Transcribe all the entries word for word, but omit the images.

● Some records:
____

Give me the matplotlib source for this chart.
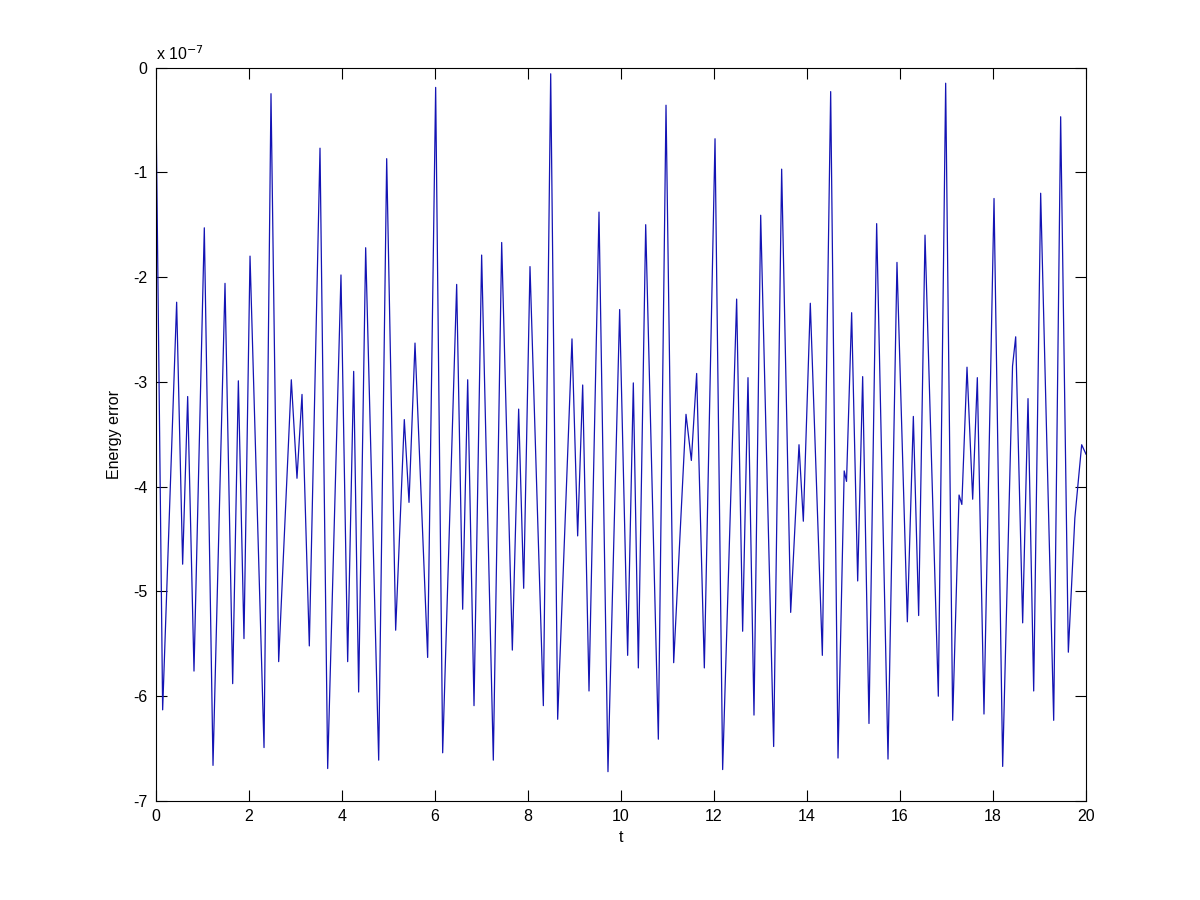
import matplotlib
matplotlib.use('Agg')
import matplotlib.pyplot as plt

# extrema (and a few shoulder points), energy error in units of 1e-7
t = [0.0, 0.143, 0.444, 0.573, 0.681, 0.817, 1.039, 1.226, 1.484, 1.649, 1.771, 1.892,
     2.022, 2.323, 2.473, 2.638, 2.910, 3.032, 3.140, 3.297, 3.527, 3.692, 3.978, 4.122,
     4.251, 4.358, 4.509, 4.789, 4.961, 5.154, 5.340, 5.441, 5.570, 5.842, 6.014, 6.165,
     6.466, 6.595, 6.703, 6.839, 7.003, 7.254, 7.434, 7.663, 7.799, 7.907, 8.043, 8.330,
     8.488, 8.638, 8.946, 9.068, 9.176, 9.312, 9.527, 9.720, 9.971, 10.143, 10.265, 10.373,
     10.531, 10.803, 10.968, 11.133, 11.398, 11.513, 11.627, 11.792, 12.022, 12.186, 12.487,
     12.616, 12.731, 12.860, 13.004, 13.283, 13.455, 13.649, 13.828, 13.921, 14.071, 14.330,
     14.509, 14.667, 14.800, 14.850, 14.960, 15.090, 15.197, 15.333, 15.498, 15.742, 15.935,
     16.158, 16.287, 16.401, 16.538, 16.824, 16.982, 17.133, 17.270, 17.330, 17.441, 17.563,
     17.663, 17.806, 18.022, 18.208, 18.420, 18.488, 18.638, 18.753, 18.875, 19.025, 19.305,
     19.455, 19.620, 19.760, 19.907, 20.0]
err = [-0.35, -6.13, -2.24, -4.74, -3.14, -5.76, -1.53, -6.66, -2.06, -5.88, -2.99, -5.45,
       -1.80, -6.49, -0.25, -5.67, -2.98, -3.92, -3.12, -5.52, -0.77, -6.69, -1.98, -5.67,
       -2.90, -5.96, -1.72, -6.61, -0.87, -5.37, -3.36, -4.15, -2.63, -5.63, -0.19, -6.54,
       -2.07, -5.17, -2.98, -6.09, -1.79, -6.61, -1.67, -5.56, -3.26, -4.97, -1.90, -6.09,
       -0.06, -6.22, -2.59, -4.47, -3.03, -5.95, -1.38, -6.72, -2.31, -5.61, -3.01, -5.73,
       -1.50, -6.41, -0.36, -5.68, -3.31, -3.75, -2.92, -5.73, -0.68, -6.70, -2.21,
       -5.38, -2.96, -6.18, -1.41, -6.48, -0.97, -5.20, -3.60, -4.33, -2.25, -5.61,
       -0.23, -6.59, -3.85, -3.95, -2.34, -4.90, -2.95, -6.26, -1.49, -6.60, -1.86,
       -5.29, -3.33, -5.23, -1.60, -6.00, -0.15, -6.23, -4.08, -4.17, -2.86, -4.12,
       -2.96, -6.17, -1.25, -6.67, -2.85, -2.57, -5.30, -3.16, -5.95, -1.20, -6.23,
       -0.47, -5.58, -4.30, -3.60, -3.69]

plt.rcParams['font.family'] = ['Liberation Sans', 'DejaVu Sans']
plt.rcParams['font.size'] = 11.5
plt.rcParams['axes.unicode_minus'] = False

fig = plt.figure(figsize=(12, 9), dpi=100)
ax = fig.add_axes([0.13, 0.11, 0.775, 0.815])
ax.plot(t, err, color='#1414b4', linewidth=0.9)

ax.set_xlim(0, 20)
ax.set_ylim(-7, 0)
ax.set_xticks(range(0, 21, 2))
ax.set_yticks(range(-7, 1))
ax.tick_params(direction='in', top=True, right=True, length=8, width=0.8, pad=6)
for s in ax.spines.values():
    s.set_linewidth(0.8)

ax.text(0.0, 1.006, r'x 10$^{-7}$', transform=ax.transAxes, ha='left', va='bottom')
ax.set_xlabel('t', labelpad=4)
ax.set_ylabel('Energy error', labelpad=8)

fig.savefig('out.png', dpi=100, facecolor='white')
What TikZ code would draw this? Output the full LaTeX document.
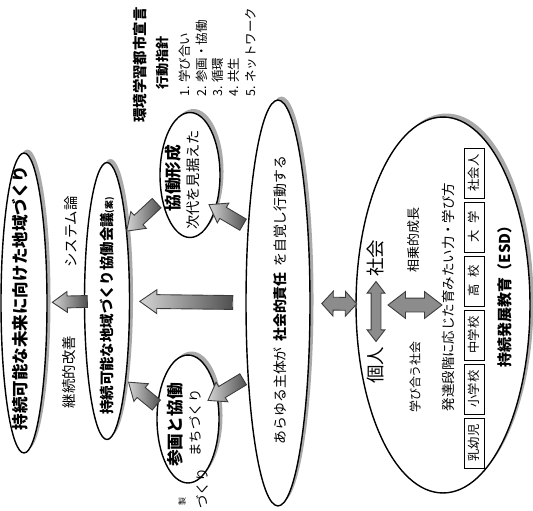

____

● Result of the task:
Give me the matplotlib source for this chart.
import matplotlib
matplotlib.use('Agg')
import matplotlib.pyplot as plt

# extrema (and a few shoulder points), energy error in units of 1e-7
t = [0.0, 0.143, 0.444, 0.573, 0.681, 0.817, 1.039, 1.226, 1.484, 1.649, 1.771, 1.892,
     2.022, 2.323, 2.473, 2.638, 2.910, 3.032, 3.140, 3.297, 3.527, 3.692, 3.978, 4.122,
     4.251, 4.358, 4.509, 4.789, 4.961, 5.154, 5.340, 5.441, 5.570, 5.842, 6.014, 6.165,
     6.466, 6.595, 6.703, 6.839, 7.003, 7.254, 7.434, 7.663, 7.799, 7.907, 8.043, 8.330,
     8.488, 8.638, 8.946, 9.068, 9.176, 9.312, 9.527, 9.720, 9.971, 10.143, 10.265, 10.373,
     10.531, 10.803, 10.968, 11.133, 11.398, 11.513, 11.627, 11.792, 12.022, 12.186, 12.487,
     12.616, 12.731, 12.860, 13.004, 13.283, 13.455, 13.649, 13.828, 13.921, 14.071, 14.330,
     14.509, 14.667, 14.800, 14.850, 14.960, 15.090, 15.197, 15.333, 15.498, 15.742, 15.935,
     16.158, 16.287, 16.401, 16.538, 16.824, 16.982, 17.133, 17.270, 17.330, 17.441, 17.563,
     17.663, 17.806, 18.022, 18.208, 18.420, 18.488, 18.638, 18.753, 18.875, 19.025, 19.305,
     19.455, 19.620, 19.760, 19.907, 20.0]
err = [-0.35, -6.13, -2.24, -4.74, -3.14, -5.76, -1.53, -6.66, -2.06, -5.88, -2.99, -5.45,
       -1.80, -6.49, -0.25, -5.67, -2.98, -3.92, -3.12, -5.52, -0.77, -6.69, -1.98, -5.67,
       -2.90, -5.96, -1.72, -6.61, -0.87, -5.37, -3.36, -4.15, -2.63, -5.63, -0.19, -6.54,
       -2.07, -5.17, -2.98, -6.09, -1.79, -6.61, -1.67, -5.56, -3.26, -4.97, -1.90, -6.09,
       -0.06, -6.22, -2.59, -4.47, -3.03, -5.95, -1.38, -6.72, -2.31, -5.61, -3.01, -5.73,
       -1.50, -6.41, -0.36, -5.68, -3.31, -3.75, -2.92, -5.73, -0.68, -6.70, -2.21,
       -5.38, -2.96, -6.18, -1.41, -6.48, -0.97, -5.20, -3.60, -4.33, -2.25, -5.61,
       -0.23, -6.59, -3.85, -3.95, -2.34, -4.90, -2.95, -6.26, -1.49, -6.60, -1.86,
       -5.29, -3.33, -5.23, -1.60, -6.00, -0.15, -6.23, -4.08, -4.17, -2.86, -4.12,
       -2.96, -6.17, -1.25, -6.67, -2.85, -2.57, -5.30, -3.16, -5.95, -1.20, -6.23,
       -0.47, -5.58, -4.30, -3.60, -3.69]

plt.rcParams['font.family'] = ['Liberation Sans', 'DejaVu Sans']
plt.rcParams['font.size'] = 11.5
plt.rcParams['axes.unicode_minus'] = False

fig = plt.figure(figsize=(12, 9), dpi=100)
ax = fig.add_axes([0.13, 0.11, 0.775, 0.815])
ax.plot(t, err, color='#1414b4', linewidth=0.9)

ax.set_xlim(0, 20)
ax.set_ylim(-7, 0)
ax.set_xticks(range(0, 21, 2))
ax.set_yticks(range(-7, 1))
ax.tick_params(direction='in', top=True, right=True, length=8, width=0.8, pad=6)
for s in ax.spines.values():
    s.set_linewidth(0.8)

ax.text(0.0, 1.006, r'x 10$^{-7}$', transform=ax.transAxes, ha='left', va='bottom')
ax.set_xlabel('t', labelpad=4)
ax.set_ylabel('Energy error', labelpad=8)

fig.savefig('out.png', dpi=100, facecolor='white')
What TikZ code would draw this? Output the full LaTeX document.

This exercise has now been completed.